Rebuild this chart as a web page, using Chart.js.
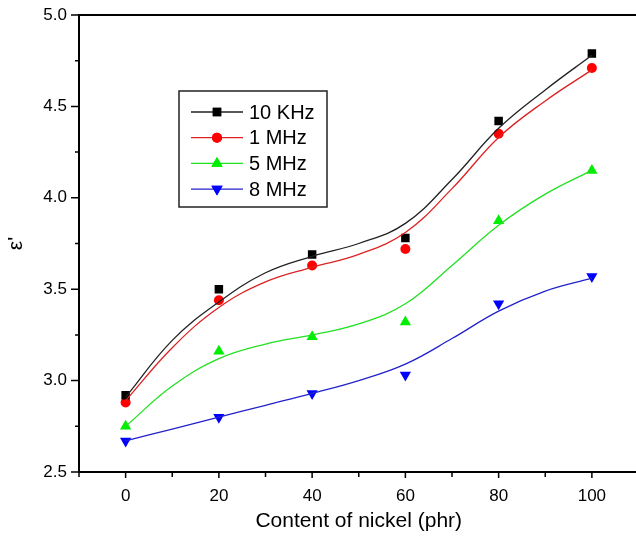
<!DOCTYPE html>
<html lang="en">
<head>
<meta charset="UTF-8">
<title>Dielectric constant vs nickel content</title>
<script src="https://cdn.jsdelivr.net/npm/chart.js"></script>
<style>
    body { margin: 0; background: #fff; overflow: hidden; }
    #wrap { width: 645px; height: 536px; }
</style>
</head>
<body>
<div id="wrap"><canvas id="chart"></canvas></div>
<script>
// measured points
const nickel = [0, 20, 40, 60, 80, 100];
const eps10k = [2.92, 3.50, 3.69, 3.78, 4.42, 4.79];
const eps1M  = [2.88, 3.44, 3.63, 3.72, 4.35, 4.71];
const eps5M  = [2.75, 3.16, 3.24, 3.32, 3.875, 4.15];
const eps8M  = [2.67, 2.80, 2.93, 3.03, 3.42, 3.57];

// fitted curves
const fitX    = [0, 10, 20, 30, 40, 50, 60, 70, 80, 90, 100];
const fit10k  = [2.91, 3.22, 3.43, 3.59, 3.68, 3.75, 3.86, 4.10, 4.38, 4.59, 4.78];
const fit1M   = [2.89, 3.18, 3.40, 3.54, 3.62, 3.69, 3.81, 4.05, 4.33, 4.53, 4.70];
const fit5M   = [2.75, 2.97, 3.12, 3.20, 3.25, 3.31, 3.42, 3.63, 3.85, 4.02, 4.15];
const fit8M   = [2.67, 2.735, 2.80, 2.865, 2.93, 3.00, 3.09, 3.23, 3.38, 3.49, 3.56];

const seriesNames = ['10 KHz', '1 MHz', '5 MHz', '8 MHz'];

const FONT = 'Liberation Sans, Arial, sans-serif';

function pts(xs, ys) { return xs.map((x, i) => ({ x: x, y: ys[i] })); }

const styles = [
    { color: '#000000', line: '#222222', style: 'rect', r: 6, rot: 0 },
    { color: '#ff0000', line: '#dd2222', style: 'circle', r: 5, rot: 0 },
    { color: '#00ee00', line: '#22e022', style: 'triangle', r: 6.5, rot: 0 },
    { color: '#0000ff', line: '#2222cc', style: 'triangle', r: 6.5, rot: 180 }
];
const pointSets = [eps10k, eps1M, eps5M, eps8M];
const fitSets = [fit10k, fit1M, fit5M, fit8M];

const datasets = [];
fitSets.forEach((f, i) => {
    datasets.push({
        label: seriesNames[i] + ' fit',
        data: pts(fitX, f),
        showLine: true,
        borderColor: styles[i].line,
        borderWidth: 1.3,
        pointRadius: 0,
        tension: 0.4,
        fill: false
    });
});
pointSets.forEach((p, i) => {
    datasets.push({
        label: seriesNames[i],
        data: pts(nickel, p),
        showLine: false,
        pointStyle: styles[i].style,
        pointRotation: styles[i].rot,
        pointRadius: styles[i].r,
        pointBackgroundColor: styles[i].color,
        pointBorderColor: styles[i].color,
        pointBorderWidth: 0
    });
});

// frame, outward ticks and boxed legend
const framePlugin = {
    id: 'frame',
    afterDraw(chart) {
        const ctx = chart.ctx;
        const a = chart.chartArea;
        const xs = chart.scales.x, ys = chart.scales.y;
        ctx.save();
        ctx.strokeStyle = '#000';
        ctx.lineWidth = 2;
        ctx.strokeRect(a.left, a.top, a.right - a.left, a.bottom - a.top);

        ctx.lineWidth = 1.5;
        ctx.beginPath();
        for (let v = -10; v <= 110; v += 10) {
            const px = xs.getPixelForValue(v);
            ctx.moveTo(px, a.bottom);
            ctx.lineTo(px, a.bottom + (v % 20 === 0 ? 6 : 5));
        }
        for (let k = 0; k <= 10; k++) {
            const v = 2.5 + k * 0.25;
            const py = ys.getPixelForValue(v);
            ctx.moveTo(a.left, py);
            ctx.lineTo(a.left - (k % 2 === 0 ? 8 : 4), py);
        }
        ctx.stroke();

        // legend
        const bx = 179, by = 91, bw = 148, bh = 116;
        ctx.lineWidth = 1.5;
        ctx.strokeStyle = '#222';
        ctx.strokeRect(bx, by, bw, bh);
        ctx.font = '20px ' + FONT;
        ctx.textBaseline = 'middle';
        ctx.fillStyle = '#000';
        seriesNames.forEach((name, i) => {
            const y = 112 + i * 25.7;
            const s = styles[i];
            ctx.strokeStyle = s.line;
            ctx.lineWidth = 1.3;
            ctx.beginPath();
            ctx.moveTo(191, y);
            ctx.lineTo(243, y);
            ctx.stroke();
            ctx.fillStyle = s.color;
            ctx.strokeStyle = s.color;
            Chart.helpers.drawPoint(ctx, { pointStyle: s.style, rotation: s.rot, radius: s.r, borderWidth: 0 }, 217, y);
            ctx.fill();
            ctx.fillStyle = '#000';
            ctx.fillText(name, 249, y + 1);
        });
        ctx.restore();
    }
};

function noPad(s) {
    s.paddingTop = 0; s.paddingBottom = 0; s.paddingLeft = 0; s.paddingRight = 0;
}

new Chart(document.getElementById('chart'), {
    type: 'scatter',
    data: { datasets: datasets },
    options: {
        responsive: true,
        maintainAspectRatio: false,
        animation: false,
        layout: { padding: { top: 15, right: 4, left: 0, bottom: 0 } },
        plugins: { legend: { display: false }, tooltip: { enabled: false } },
        scales: {
            x: {
                type: 'linear',
                min: -10,
                max: 110,
                afterFit(s) { s.height = 64; noPad(s); },
                afterBuildTicks(s) { s.ticks = nickel.map(v => ({ value: v })); },
                grid: { display: false, drawTicks: false },
                border: { display: false },
                ticks: { color: '#000', padding: 14, font: { family: FONT, size: 17 } },
                title: {
                    display: true,
                    text: 'Content of nickel (phr)',
                    color: '#000',
                    font: { family: FONT, size: 21 },
                    padding: { top: 0, bottom: 2 }
                }
            },
            y: {
                min: 2.5,
                max: 5.0,
                afterFit(s) { s.width = 79; noPad(s); },
                grid: { display: false, drawTicks: false },
                border: { display: false },
                ticks: {
                    stepSize: 0.5,
                    color: '#000',
                    padding: 12,
                    font: { family: FONT, size: 17 },
                    callback: v => v.toFixed(1)
                },
                title: {
                    display: true,
                    text: "ε'",
                    color: '#000',
                    font: { family: FONT, size: 21 },
                    padding: { top: 4, bottom: 0 }
                }
            }
        }
    },
    plugins: [framePlugin]
});
</script>
</body>
</html>
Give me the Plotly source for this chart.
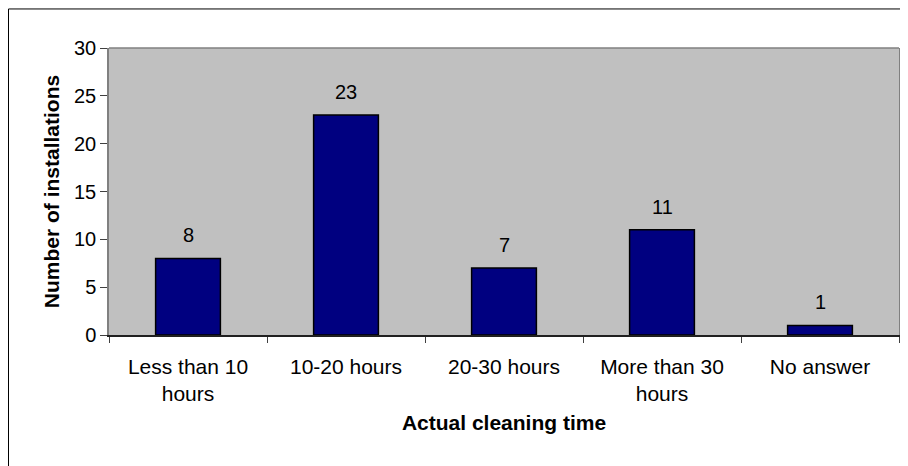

▬▬▬▬▬▬

▶ _Instructions to follow_: Return, unchanged, the lines from the first line of the material through the line that holds "3.03, 3.42, 3.57];", inclusive, omitting pictures.

▶ _In response_:
Rebuild this chart as a web page, using Chart.js.
<!DOCTYPE html>
<html lang="en">
<head>
<meta charset="UTF-8">
<title>Dielectric constant vs nickel content</title>
<script src="https://cdn.jsdelivr.net/npm/chart.js"></script>
<style>
    body { margin: 0; background: #fff; overflow: hidden; }
    #wrap { width: 645px; height: 536px; }
</style>
</head>
<body>
<div id="wrap"><canvas id="chart"></canvas></div>
<script>
// measured points
const nickel = [0, 20, 40, 60, 80, 100];
const eps10k = [2.92, 3.50, 3.69, 3.78, 4.42, 4.79];
const eps1M  = [2.88, 3.44, 3.63, 3.72, 4.35, 4.71];
const eps5M  = [2.75, 3.16, 3.24, 3.32, 3.875, 4.15];
const eps8M  = [2.67, 2.80, 2.93, 3.03, 3.42, 3.57];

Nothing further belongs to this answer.